Interim Consolidated Financial Statements (unaudited) as of and
for
the nine months ended April 30, 2005

Note 10 - Technical Services Agreement, page F-28

5. We note your response to comment 18 from our letter dated
August
29, 2005.  Please tell us the specific accounting literature you
applied in reaching your conclusions on the accounting for the
stock
appreciation rights issued under the technical services agreement
with BHP Petroleum (Exploration) Inc.  In your response, you may
wish
to explain your consideration of the guidance found within SFAS
133,
EITF 00-19, Footnote 4 and 5 to EITF 96-18 and/or SFAS 123.

6. Please tell us how you determine whether or not BHP is in
default
of the technical services agreement.

7. Please clarify whether or not BHP can enter into a Major
Transaction without the presence of a third party offer to try to
acquire control of your company in order to make the stock
appreciation rights exercisable.

8. Please clarify the nature of the services provided and extent
to
which BHP has provided services to you for each period that the
agreement has been in place.


Notes to Interim Consolidated Financial Statements (unaudited) as
of
and for the nine months ended April 30, 2005, F-24

9. Please enhance your policy disclosures to describe the nature
of
Income during the Evaluation Period to disclose that you will
begin
recording revenue once it has been determined that you have proved
reserves.

Closing Comments

      As appropriate, please amend your registration statement in
response to these comments.  You may wish to provide us with
marked
copies of the amendment to expedite our review.  Please furnish a
cover letter with your amendment that keys your responses to our
comments and provides any requested supplemental information.
Detailed cover letters greatly facilitate our review.  Please
understand that we may have additional comments after reviewing
your
amendment and responses to our comments.

      We urge all persons who are responsible for the accuracy and
adequacy of the disclosure in the filings reviewed by the staff to
be
certain that they have provided all information investors require
for
an informed decision.  Since the company and its management are in
possession of all facts relating to a company`s disclosure, they
are
responsible for the accuracy and adequacy of the disclosures they
have made.

	In addition, please be advised that the Division of
Enforcement
has access to all information you provide to the staff of the
Division of Corporation Finance in connection with our review of
your
filing or in response to our comments on your filing.

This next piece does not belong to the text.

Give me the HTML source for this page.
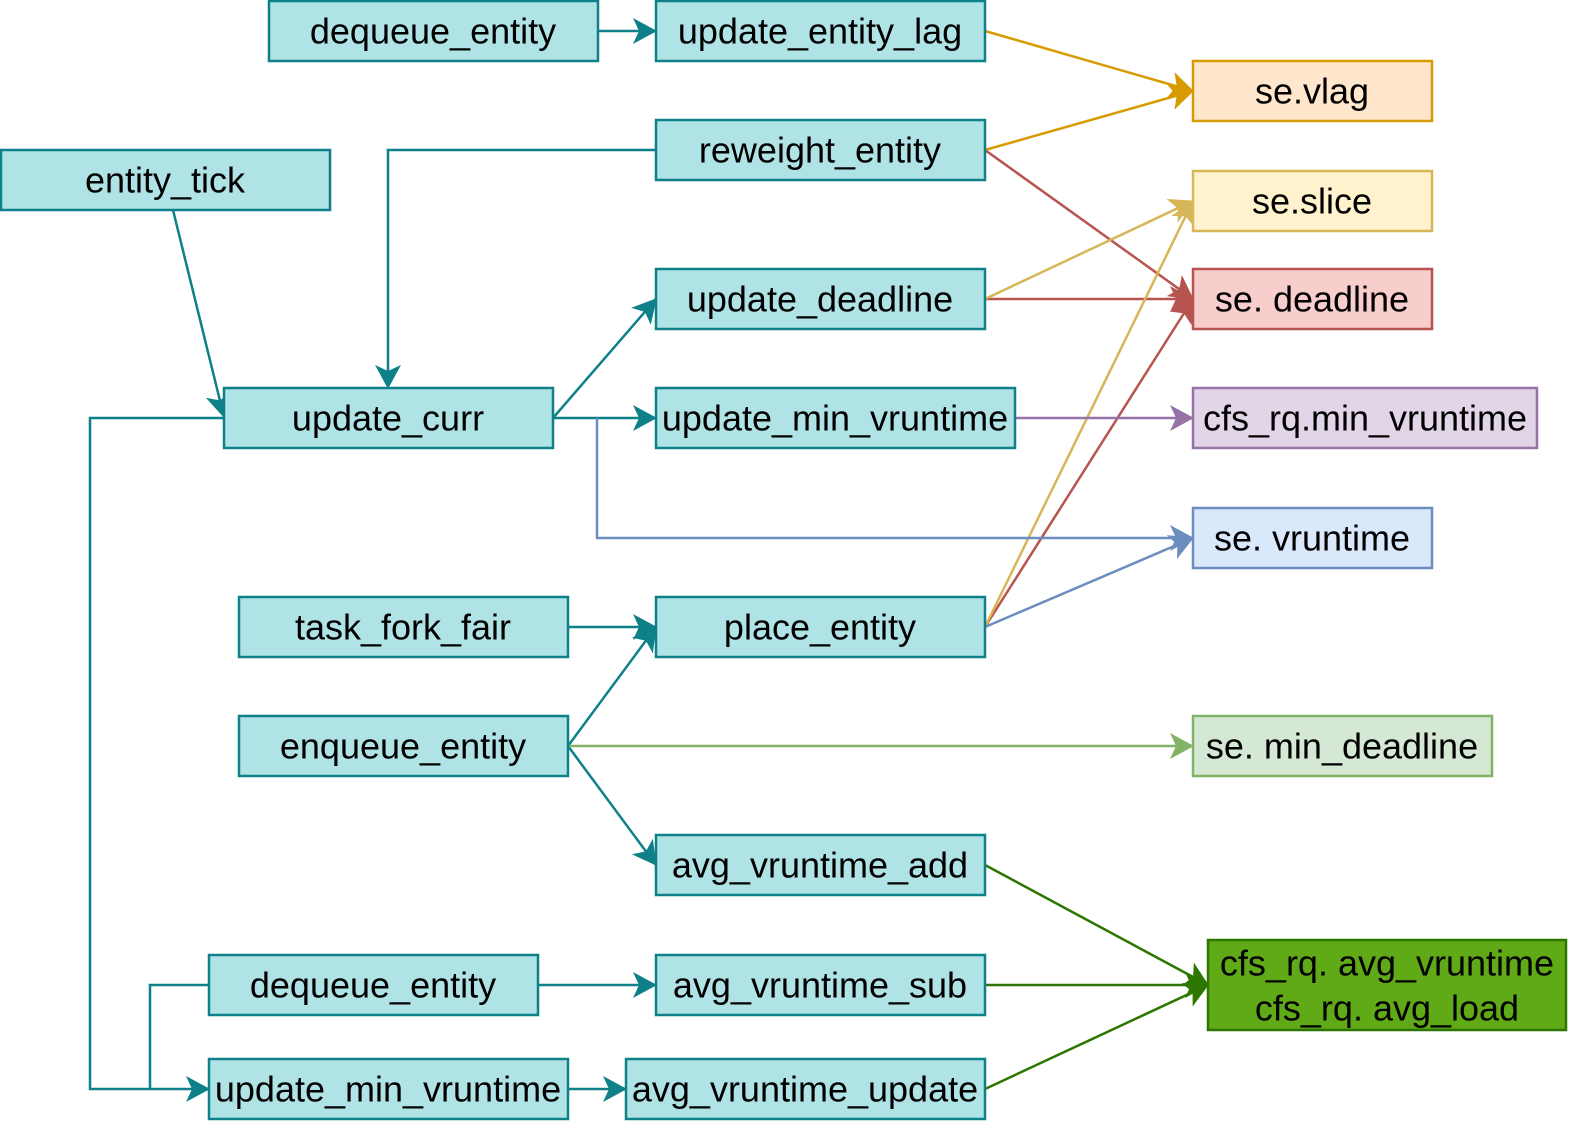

      We will consider a written request for acceleration of the
effective date of the registration statement as a confirmation of
the
fact that those requesting acceleration are aware of their
respective
responsibilities under the Securities Act of 1933 and the
Securities
Exchange Act of 1934 as they relate to the proposed public
offering
of the securities specified in the above registration statement.
We
will act on the request and, pursuant to delegated authority,
grant
acceleration of the effective date.

	We direct your attention to Rules 460 and 461 regarding
requesting acceleration of a registration statement.  Please allow
adequate time after the filing of an amendment for further review
before submitting a request for acceleration.  Please provide this
request at least two business days in advance of the requested
effective date.


	You may contact Ryan Milne at (202) 551-3688 or in her
absence,
Jill Davis, Accounting Branch Chief at (202) 551-3683 if you have
comments on the financial statements and related matters.  Please
contact Mellissa Campbell Duru, at (202) 551-3757 or me at (202)
551-
3745 with any other questions.

							Sincerely,


							H. Roger Schwall
							Assistant Director
cc: 	via facsimile
	Derek Bork, Esq.
	Thompson Hine LLP
	(216) 566-5500 (fax)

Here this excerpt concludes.